I'm pretty easy-going and have a healthy wish to get to know people within an acceptable age-range. I don't talk to infants. Yes, that makes me a jerk, but there's something about people being talked-back to that makes a conversation invigorating. I like talking about books in particular, whether good or bad, and preferably ones that I've read.
My literary discernment has died (snobbery?), and the wide aura of genre fiction has cracked the tint on my literary shades. My literary aspirations are dead, too. I don't want to change the novel anymore. I love the idea of fantasy: the differant worlds, races, species, dragons, monsters, swords, spirits, etc., that make up fantasy have a great potential for metaphor and art that I think is not tapped into by most fantasy writers, at least the ones that I've read. I find it sad for this genre to be so commercially driven. I made the decision maybe about a year ago to cleave my way into dark fatnasy fiction, also known as Sword & Sorcery. I like to think of my writing as Hard-Boiled Fatnasy.

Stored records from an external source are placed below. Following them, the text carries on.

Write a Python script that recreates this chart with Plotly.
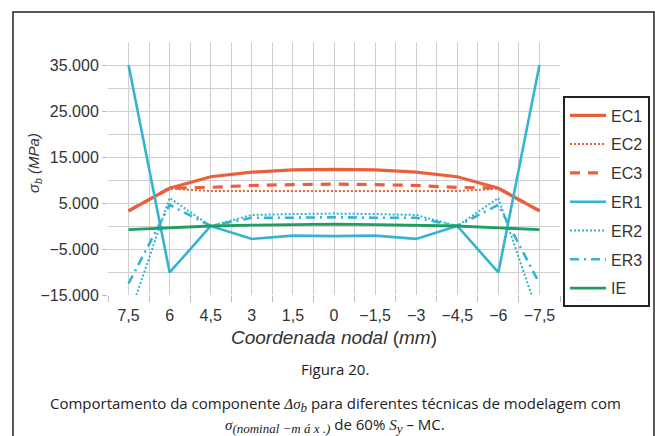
import plotly.graph_objects as go

# Nodal coordinate (mm) along the weld toe
coord = [7.5, 6, 4.5, 3, 1.5, 0, -1.5, -3, -4.5, -6, -7.5]

# Bending stress component sigma_b (MPa) for each modelling technique
ec1 = [3300, 8200, 10700, 11700, 12200, 12300, 12200, 11700, 10700, 8200, 3300]
ec2 = [3300, 8100, 7600, 7600, 7700, 7700, 7700, 7600, 7600, 8100, 3300]
ec3 = [3300, 8200, 8400, 8800, 9000, 9100, 9000, 8800, 8400, 8200, 3300]
er1 = [35000, -10100, 0, -2800, -2100, -2200, -2100, -2800, 0, -10100, 35000]
er2 = [-20000, 6100, 0, 2400, 2600, 2700, 2600, 2400, 0, 6100, -20000]
er3 = [-12500, 4600, 0, 1800, 1800, 1900, 1800, 1800, 0, 4600, -12500]
ie = [-800, -400, 0, 200, 300, 400, 300, 200, 0, -400, -800]

series_names = ["EC1", "EC2", "EC3", "ER1", "ER2", "ER3", "IE"]
y_ticks = [-15000, -5000, 5000, 15000, 25000, 35000]

ORANGE = "#E8613C"
CYAN = "#33B4D0"
GREEN = "#1F9E62"

styles = [
    dict(color=ORANGE, width=3.2, dash="solid"),
    dict(color=ORANGE, width=2, dash="2px,2px"),
    dict(color=ORANGE, width=3.2, dash="10px,8px"),
    dict(color=CYAN, width=2.6, dash="solid"),
    dict(color=CYAN, width=2, dash="2px,2px"),
    dict(color=CYAN, width=2.6, dash="9px,5px,2px,5px"),
    dict(color=GREEN, width=2.8, dash="solid"),
]

fig = go.Figure()
for name, ys, st in zip(series_names, [ec1, ec2, ec3, er1, er2, er3, ie], styles):
    fig.add_trace(go.Scatter(
        x=coord, y=ys, mode="lines", name=name, legendgroup=name,
        line=dict(color=st["color"], width=st["width"], dash=st["dash"]),
        cliponaxis=True,
    ))

GRID = "#CFCFCF"
SANS = "Liberation Sans, Arial, sans-serif"
TICKFONT = dict(family=SANS, size=16, color="#333333")

mids = [8.25 - 1.5 * i for i in range(12)]

L, R, T, B = 108, 95, 42, 141
PW, PH = 655 - L - R, 436 - T - B


def px(x):
    return (x - L) / PW


def py(y):
    return (436 - B - y) / PH


fig.update_layout(
    width=655, height=436,
    margin=dict(l=L, r=R, t=T, b=B, autoexpand=False),
    paper_bgcolor="white", plot_bgcolor="white",
    separators=",.",
    showlegend=True,
    legend=dict(
        x=px(650), xanchor="right", y=0.785, yanchor="top",
        bordercolor="#222222", borderwidth=2, bgcolor="white",
        font=dict(family=SANS, size=16, color="#333333"),
        tracegroupgap=5, itemwidth=36,
    ),
    xaxis=dict(
        range=[8.25, -8.25],
        tickvals=coord,
        ticks="", showgrid=True, gridcolor=GRID, gridwidth=1,
        zeroline=False, showline=False,
        tickfont=TICKFONT, ticklabelstandoff=9,
        minor=dict(tickvals=mids, ticks="outside", ticklen=6, tickcolor="#BBBBBB",
                   showgrid=True, gridcolor=GRID, gridwidth=1),
        title=dict(text="<i>Coordenada nodal</i> (<i>mm</i>)",
                   font=dict(family=SANS, size=19, color="#333333"),
                   standoff=7),
    ),
    yaxis=dict(
        range=[-15000, 40000],
        tickvals=y_ticks, tickformat=",d",
        ticks="outside", ticklen=5, tickcolor="#BBBBBB",
        showgrid=True, gridcolor=GRID, gridwidth=1,
        zeroline=False, showline=False,
        tickfont=TICKFONT,
    ),
)
fig.update_yaxes(minor=dict(dtick=5000, tick0=-15000, showgrid=True, gridcolor=GRID, gridwidth=1))

# Y axis title
fig.add_annotation(xref="paper", yref="paper", x=px(34), y=py(163),
                   text="<i>σ<sub>b</sub> (MPa)</i>", textangle=-90, showarrow=False,
                   font=dict(family=SANS, size=15, color="#333333"),
                   xanchor="center", yanchor="middle")

# Frame around the figure block
fig.add_shape(type="rect", xref="paper", yref="paper",
              x0=px(13), x1=px(654), y0=py(445), y1=py(12),
              line=dict(color="#222222", width=1.5), fillcolor="rgba(0,0,0,0)", layer="below")

CAP = "Open Sans, Noto Sans, sans-serif"
MATH = "font-family:Liberation Serif, DejaVu Serif, serif"
SUBSZ = "font-size:13px"

fig.add_annotation(xref="paper", yref="paper", x=px(335), y=py(369),
                   text="Figura 20.", showarrow=False,
                   font=dict(family=CAP, size=15, color="#222222"), xanchor="center", yanchor="middle")
fig.add_annotation(xref="paper", yref="paper", x=px(335), y=py(404),
                   text=("Comportamento da componente "
                         f"<span style='{MATH}'><i>Δσ<sub><span style='{SUBSZ}'>b</span></sub></i></span>"
                         " para diferentes técnicas de modelagem com"),
                   showarrow=False,
                   font=dict(family=CAP, size=15, color="#222222"), xanchor="center", yanchor="middle")
fig.add_annotation(xref="paper", yref="paper", x=px(335), y=py(425),
                   text=(f"<span style='{MATH}'><i>σ<sub><span style='{SUBSZ}'>(nominal −m á x .)</span></sub></i></span>"
                         f" de 60% <span style='{MATH}'><i>S<sub><span style='{SUBSZ}'>y</span></sub></i></span> – MC."),
                   showarrow=False,
                   font=dict(family=CAP, size=15, color="#222222"), xanchor="center", yanchor="middle")

fig.write_html("out.html")
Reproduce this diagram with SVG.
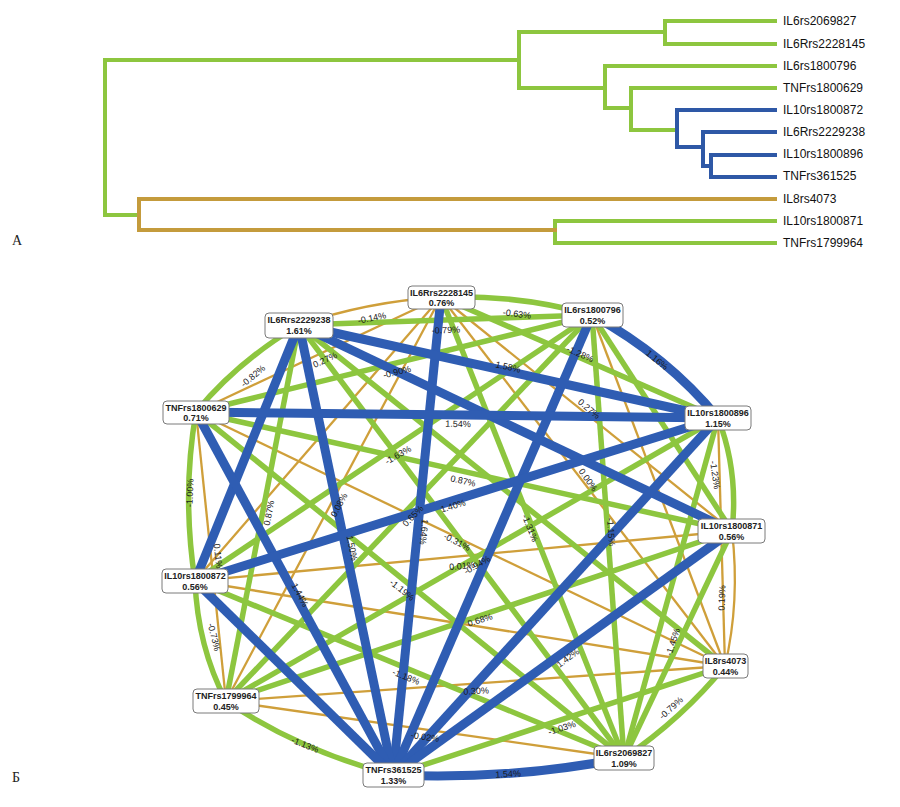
<svg xmlns="http://www.w3.org/2000/svg" width="900" height="807" viewBox="0 0 900 807">
<defs>
<style>
.dg{stroke:#8dc63f;stroke-width:4;fill:none;stroke-linecap:square}
.db{stroke:#2e58a6;stroke-width:4;fill:none;stroke-linecap:square}
.dy{stroke:#c49b3c;stroke-width:4;fill:none;stroke-linecap:square}
.leaf{font-family:"Liberation Sans",Arial,sans-serif;font-size:12px;fill:#111}
.panel{font-family:"Liberation Serif","Times New Roman",serif;font-size:14px;fill:#222}
.o{stroke:#cf9f3a;stroke-width:2.3;fill:none}
.g{stroke:#8dc63f;stroke-width:5.5;fill:none}
.b{stroke:#2f5db3;stroke-width:9;fill:none}
.el{font-family:"Liberation Sans",Arial,sans-serif;font-size:9px;fill:#1a1a1a;text-anchor:middle;dominant-baseline:central}
.box{fill:#fff;stroke:#7a7a7a;stroke-width:1}
.nt{font-family:"Liberation Sans",Arial,sans-serif;font-size:9px;font-weight:bold;fill:#222;text-anchor:middle}
</style>
</defs>
<rect width="900" height="807" fill="#fff"/>

<g id="dendrogram">
<path class="dg" d="M105,60 V215 M105,60 H519 M519,32 V88 M519,32 H665 M665,21 V44 M665,21 H775 M665,44 H775 M519,88 H605 M605,66 V108 M605,66 H775 M605,108 H631 M631,88 V130 M631,88 H775 M631,130 H677 M105,215 H139 M555,221 V243 M555,221 H775 M555,243 H775"/>
<path class="db" d="M677,110 V147 M677,110 H775 M677,147 H703 M703,132 V166 M703,132 H775 M703,166 H711 M711,155 V177 M711,155 H775 M711,177 H775"/>
<path class="dy" d="M139,199 V230 M139,199 H775 M139,230 H555"/>
<text class="leaf" x="783" y="25">IL6rs2069827</text>
<text class="leaf" x="783" y="48">IL6Rrs2228145</text>
<text class="leaf" x="783" y="70">IL6rs1800796</text>
<text class="leaf" x="783" y="92">TNFrs1800629</text>
<text class="leaf" x="783" y="114">IL10rs1800872</text>
<text class="leaf" x="783" y="136">IL6Rrs2229238</text>
<text class="leaf" x="783" y="158">IL10rs1800896</text>
<text class="leaf" x="783" y="180">TNFrs361525</text>
<text class="leaf" x="783" y="203">IL8rs4073</text>
<text class="leaf" x="783" y="225">IL10rs1800871</text>
<text class="leaf" x="783" y="247">TNFrs1799964</text>
<text class="panel" x="12" y="245">А</text>
</g>

<text class="panel" x="12" y="782">Б</text>

<g id="connectors">
<g id="orange-edges">
<line class="o" x1="441" y1="297" x2="196" y2="412"/>
<line class="o" x1="441" y1="297" x2="732" y2="531"/>
<line class="o" x1="441" y1="297" x2="195" y2="581"/>
<line class="o" x1="441" y1="297" x2="725" y2="666"/>
<line class="o" x1="441" y1="297" x2="226" y2="701"/>
<line class="o" x1="592" y1="315" x2="725" y2="666"/>
<line class="o" x1="196" y1="412" x2="725" y2="666"/>
<line class="o" x1="196" y1="412" x2="226" y2="701"/>
<line class="o" x1="718" y1="418" x2="725" y2="666"/>
<line class="o" x1="732" y1="531" x2="195" y2="581"/>
<line class="o" x1="195" y1="581" x2="725" y2="666"/>
<line class="o" x1="725" y1="666" x2="226" y2="701"/>
<line class="o" x1="226" y1="701" x2="624" y2="758"/>
<path class="o" d="M299,325 Q366.4,301.7 441,297"/>
<path class="o" d="M732,531 Q740.2,601.2 725,666"/>
</g>
<g id="green-edges">
<line class="g" x1="441" y1="297" x2="718" y2="418"/>
<line class="g" x1="441" y1="297" x2="624" y2="758"/>
<line class="g" x1="592" y1="315" x2="299" y2="325"/>
<line class="g" x1="592" y1="315" x2="196" y2="412"/>
<line class="g" x1="592" y1="315" x2="732" y2="531"/>
<line class="g" x1="592" y1="315" x2="195" y2="581"/>
<line class="g" x1="592" y1="315" x2="226" y2="701"/>
<line class="g" x1="592" y1="315" x2="624" y2="758"/>
<line class="g" x1="299" y1="325" x2="725" y2="666"/>
<line class="g" x1="299" y1="325" x2="226" y2="701"/>
<line class="g" x1="299" y1="325" x2="624" y2="758"/>
<line class="g" x1="196" y1="412" x2="732" y2="531"/>
<line class="g" x1="196" y1="412" x2="624" y2="758"/>
<line class="g" x1="718" y1="418" x2="226" y2="701"/>
<line class="g" x1="718" y1="418" x2="624" y2="758"/>
<line class="g" x1="732" y1="531" x2="226" y2="701"/>
<line class="g" x1="732" y1="531" x2="624" y2="758"/>
<line class="g" x1="195" y1="581" x2="624" y2="758"/>
<line class="g" x1="725" y1="666" x2="393" y2="775"/>
<path class="g" d="M441,297 Q519.5,294.4 592,315"/>
<path class="g" d="M196,412 Q238.1,361 299,325"/>
<path class="g" d="M196,412 Q181.7,494.5 195,581"/>
<path class="g" d="M718,418 Q738.7,471.4 732,531"/>
<path class="g" d="M195,581 Q197.6,646.5 226,701"/>
<path class="g" d="M725,666 Q682.3,718.3 624,758"/>
<path class="g" d="M226,701 Q300.1,751 393,775"/>
</g>
<g id="blue-edges">
<line class="b" x1="441" y1="297" x2="393" y2="775"/>
<line class="b" x1="592" y1="315" x2="393" y2="775"/>
<line class="b" x1="299" y1="325" x2="718" y2="418"/>
<line class="b" x1="299" y1="325" x2="732" y2="531"/>
<line class="b" x1="299" y1="325" x2="195" y2="581"/>
<line class="b" x1="299" y1="325" x2="393" y2="775"/>
<line class="b" x1="196" y1="412" x2="718" y2="418"/>
<line class="b" x1="196" y1="412" x2="393" y2="775"/>
<line class="b" x1="718" y1="418" x2="195" y2="581"/>
<line class="b" x1="718" y1="418" x2="393" y2="775"/>
<line class="b" x1="732" y1="531" x2="393" y2="775"/>
<line class="b" x1="195" y1="581" x2="393" y2="775"/>
<path class="b" d="M592,315 Q667.2,356.2 718,418"/>
<path class="b" d="M393,775 Q511.6,780.2 624,758"/>
</g>
<g id="edge-labels">
<text class="el" transform="translate(372,318) rotate(-11.5)">-0.14%</text>
<text class="el" transform="translate(517,314) rotate(7)">-0.63%</text>
<text class="el" transform="translate(446,330) rotate(-2)">-0.79%</text>
<text class="el" transform="translate(253,376) rotate(-40)">-0.82%</text>
<text class="el" transform="translate(325,360) rotate(-25)">0.27%</text>
<text class="el" transform="translate(397,372) rotate(-14)">-0.90%</text>
<text class="el" transform="translate(508,367) rotate(12.5)">1.58%</text>
<text class="el" transform="translate(458,424) rotate(1)">1.54%</text>
<text class="el" transform="translate(398,455) rotate(-30)">-1.63%</text>
<text class="el" transform="translate(657,360) rotate(40)">1.16%</text>
<text class="el" transform="translate(580,354) rotate(24)">-1.28%</text>
<text class="el" transform="translate(589,409) rotate(40)">0.27%</text>
<text class="el" transform="translate(588,480) rotate(55)">0.00%</text>
<text class="el" transform="translate(715,475) rotate(82)">-1.23%</text>
<text class="el" transform="translate(722,598) rotate(-88)">0.19%</text>
<text class="el" transform="translate(673,642) rotate(-72)">-1.45%</text>
<text class="el" transform="translate(568,658) rotate(-36)">1.42%</text>
<text class="el" transform="translate(562,728) rotate(-18)">-1.03%</text>
<text class="el" transform="translate(671,708) rotate(-42)">-0.79%</text>
<text class="el" transform="translate(508,774) rotate(-3)">1.54%</text>
<text class="el" transform="translate(476,691) rotate(-3)">0.30%</text>
<text class="el" transform="translate(425,737) rotate(8)">-0.02%</text>
<text class="el" transform="translate(305,745) rotate(22)">-1.13%</text>
<text class="el" transform="translate(406,677) rotate(22)">-1.18%</text>
<text class="el" transform="translate(214,637) rotate(76)">-0.73%</text>
<text class="el" transform="translate(190,493) rotate(-88)">-1.00%</text>
<text class="el" transform="translate(218,556) rotate(84)">0.11%</text>
<text class="el" transform="translate(269,513) rotate(-79)">0.87%</text>
<text class="el" transform="translate(339,505) rotate(-62)">0.08%</text>
<text class="el" transform="translate(352,548) rotate(78)">1.50%</text>
<text class="el" transform="translate(424,532) rotate(95)">1.64%</text>
<text class="el" transform="translate(300,595) rotate(62)">1.44%</text>
<text class="el" transform="translate(453,506) rotate(-17)">1.40%</text>
<text class="el" transform="translate(413,516) rotate(-46)">0.65%</text>
<text class="el" transform="translate(463,481) rotate(12)">0.87%</text>
<text class="el" transform="translate(457,542) rotate(27)">-0.31%</text>
<text class="el" transform="translate(462,566) rotate(-5)">0.01%</text>
<text class="el" transform="translate(477,565) rotate(-30)">-0.94%</text>
<text class="el" transform="translate(402,590) rotate(38)">-1.19%</text>
<text class="el" transform="translate(480,620) rotate(-18)">0.68%</text>
<text class="el" transform="translate(530,528) rotate(68)">-1.31%</text>
<text class="el" transform="translate(611,532) rotate(86)">-1.15%</text>
</g>
</g>

<g id="node-IL6Rrs2228145"><rect class="box" x="408" y="286" width="67" height="23" rx="4"/><text class="nt" x="441.5" y="296">IL6Rrs2228145</text><text class="nt" x="441.5" y="306">0.76%</text></g>
<g id="node-IL6rs1800796"><rect class="box" x="562" y="303" width="61" height="24" rx="4"/><text class="nt" x="592.5" y="313">IL6rs1800796</text><text class="nt" x="592.5" y="324">0.52%</text></g>
<g id="node-IL6Rrs2229238"><rect class="box" x="265" y="313" width="68" height="25" rx="4"/><text class="nt" x="299" y="323">IL6Rrs2229238</text><text class="nt" x="299" y="334">1.61%</text></g>
<g id="node-TNFrs1800629"><rect class="box" x="163" y="401" width="66" height="23" rx="4"/><text class="nt" x="196" y="411">TNFrs1800629</text><text class="nt" x="196" y="421">0.71%</text></g>
<g id="node-IL10rs1800896"><rect class="box" x="685" y="406" width="66" height="24" rx="4"/><text class="nt" x="718" y="416">IL10rs1800896</text><text class="nt" x="718" y="427">1.15%</text></g>
<g id="node-IL10rs1800871"><rect class="box" x="698" y="519" width="67" height="24" rx="4"/><text class="nt" x="731.5" y="529">IL10rs1800871</text><text class="nt" x="731.5" y="540">0.56%</text></g>
<g id="node-IL10rs1800872"><rect class="box" x="162" y="569" width="66" height="24" rx="4"/><text class="nt" x="195" y="579">IL10rs1800872</text><text class="nt" x="195" y="590">0.56%</text></g>
<g id="node-IL8rs4073"><rect class="box" x="703" y="654" width="45" height="24" rx="4"/><text class="nt" x="725.5" y="664">IL8rs4073</text><text class="nt" x="725.5" y="675">0.44%</text></g>
<g id="node-TNFrs1799964"><rect class="box" x="193" y="689" width="66" height="24" rx="4"/><text class="nt" x="226" y="699">TNFrs1799964</text><text class="nt" x="226" y="710">0.45%</text></g>
<g id="node-IL6rs2069827"><rect class="box" x="594" y="746" width="60" height="24" rx="4"/><text class="nt" x="624" y="756">IL6rs2069827</text><text class="nt" x="624" y="767">1.09%</text></g>
<g id="node-TNFrs361525"><rect class="box" x="363" y="763" width="61" height="24" rx="4"/><text class="nt" x="393.5" y="773">TNFrs361525</text><text class="nt" x="393.5" y="784">1.33%</text></g>
</svg>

An ant bit me one day and poisoned my find with the delusion that I have enough of an ability to learn good prose to write novels. My nights are lit by my laptop and bombarded with my fingers tapping the keyboard, mostly the delete button.
I like Dashiell Hammett, Raymond Chandler, William Faulkner, Robert E. Howard, and Garcia Marquez enough to consider them to be my influences. But I'm open to reading anything as long as I think it'll teach me something new about writing.